DATASET EXTRACT:
+---+
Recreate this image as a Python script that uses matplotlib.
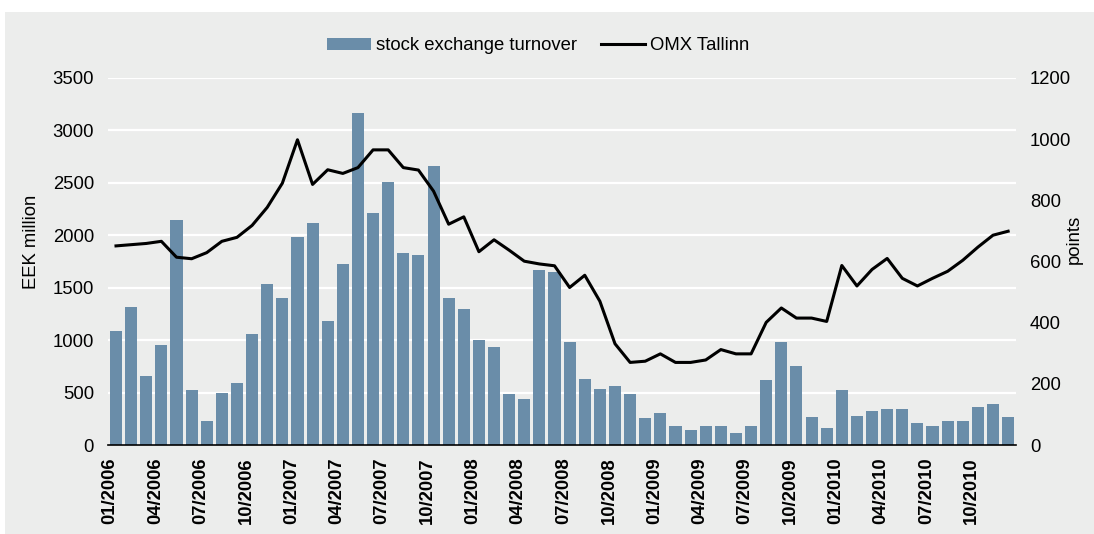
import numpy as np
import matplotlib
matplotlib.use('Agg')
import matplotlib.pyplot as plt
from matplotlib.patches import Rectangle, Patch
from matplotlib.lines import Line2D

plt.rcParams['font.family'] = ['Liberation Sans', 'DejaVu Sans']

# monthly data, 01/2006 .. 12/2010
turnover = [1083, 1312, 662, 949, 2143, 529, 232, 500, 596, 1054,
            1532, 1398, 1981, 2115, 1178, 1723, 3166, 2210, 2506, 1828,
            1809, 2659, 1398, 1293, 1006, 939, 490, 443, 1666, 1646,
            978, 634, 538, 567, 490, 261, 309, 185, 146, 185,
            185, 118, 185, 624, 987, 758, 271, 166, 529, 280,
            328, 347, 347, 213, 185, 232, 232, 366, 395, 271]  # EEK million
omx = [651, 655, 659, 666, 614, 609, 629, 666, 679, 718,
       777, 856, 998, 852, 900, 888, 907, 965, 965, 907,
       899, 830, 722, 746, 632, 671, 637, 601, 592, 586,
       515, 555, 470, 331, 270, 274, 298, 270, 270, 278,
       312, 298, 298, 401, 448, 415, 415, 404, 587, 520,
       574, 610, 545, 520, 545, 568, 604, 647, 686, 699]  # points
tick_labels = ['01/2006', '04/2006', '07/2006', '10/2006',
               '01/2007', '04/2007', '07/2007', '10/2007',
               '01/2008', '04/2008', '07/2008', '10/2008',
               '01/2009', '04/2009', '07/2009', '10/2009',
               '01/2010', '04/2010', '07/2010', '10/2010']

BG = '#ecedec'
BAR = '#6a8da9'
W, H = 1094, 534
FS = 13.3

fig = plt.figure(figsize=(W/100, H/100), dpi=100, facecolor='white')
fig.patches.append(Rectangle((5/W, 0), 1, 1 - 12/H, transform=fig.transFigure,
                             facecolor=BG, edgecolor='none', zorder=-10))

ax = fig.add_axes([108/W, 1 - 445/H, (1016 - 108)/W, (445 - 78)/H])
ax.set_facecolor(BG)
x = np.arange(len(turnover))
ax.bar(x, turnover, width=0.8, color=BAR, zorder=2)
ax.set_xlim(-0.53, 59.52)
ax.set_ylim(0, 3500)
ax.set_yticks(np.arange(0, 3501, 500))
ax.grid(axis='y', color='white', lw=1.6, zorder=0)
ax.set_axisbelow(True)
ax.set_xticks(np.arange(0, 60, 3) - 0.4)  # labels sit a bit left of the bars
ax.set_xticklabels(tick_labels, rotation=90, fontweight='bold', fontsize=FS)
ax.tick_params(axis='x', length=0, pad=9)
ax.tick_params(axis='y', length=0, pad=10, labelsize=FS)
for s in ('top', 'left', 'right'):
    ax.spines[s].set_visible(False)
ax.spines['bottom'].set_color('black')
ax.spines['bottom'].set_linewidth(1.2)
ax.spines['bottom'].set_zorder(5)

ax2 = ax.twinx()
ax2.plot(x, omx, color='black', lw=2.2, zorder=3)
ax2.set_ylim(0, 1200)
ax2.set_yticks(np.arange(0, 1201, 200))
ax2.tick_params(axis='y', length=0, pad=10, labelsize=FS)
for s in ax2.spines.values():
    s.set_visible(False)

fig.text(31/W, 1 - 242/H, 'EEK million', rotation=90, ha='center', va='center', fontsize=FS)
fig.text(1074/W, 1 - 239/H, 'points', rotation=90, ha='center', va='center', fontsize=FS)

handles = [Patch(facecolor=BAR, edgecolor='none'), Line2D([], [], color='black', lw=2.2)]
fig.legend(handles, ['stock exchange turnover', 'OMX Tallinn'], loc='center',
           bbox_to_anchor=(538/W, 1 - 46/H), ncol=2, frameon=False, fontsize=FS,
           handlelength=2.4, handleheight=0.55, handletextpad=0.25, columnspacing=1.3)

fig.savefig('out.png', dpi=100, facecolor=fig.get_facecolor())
+---+
REQUIREMENTS: Give again, exactly, the lines from the start of the data through the one holding "plt.rcParams['font.family'] = ['Liberation"; omit the pictures.

CORRECT ANSWER:
Recreate this image as a Python script that uses matplotlib.
import numpy as np
import matplotlib
matplotlib.use('Agg')
import matplotlib.pyplot as plt
from matplotlib.patches import Rectangle, Patch
from matplotlib.lines import Line2D

plt.rcParams['font.family'] = ['Liberation Sans', 'DejaVu Sans']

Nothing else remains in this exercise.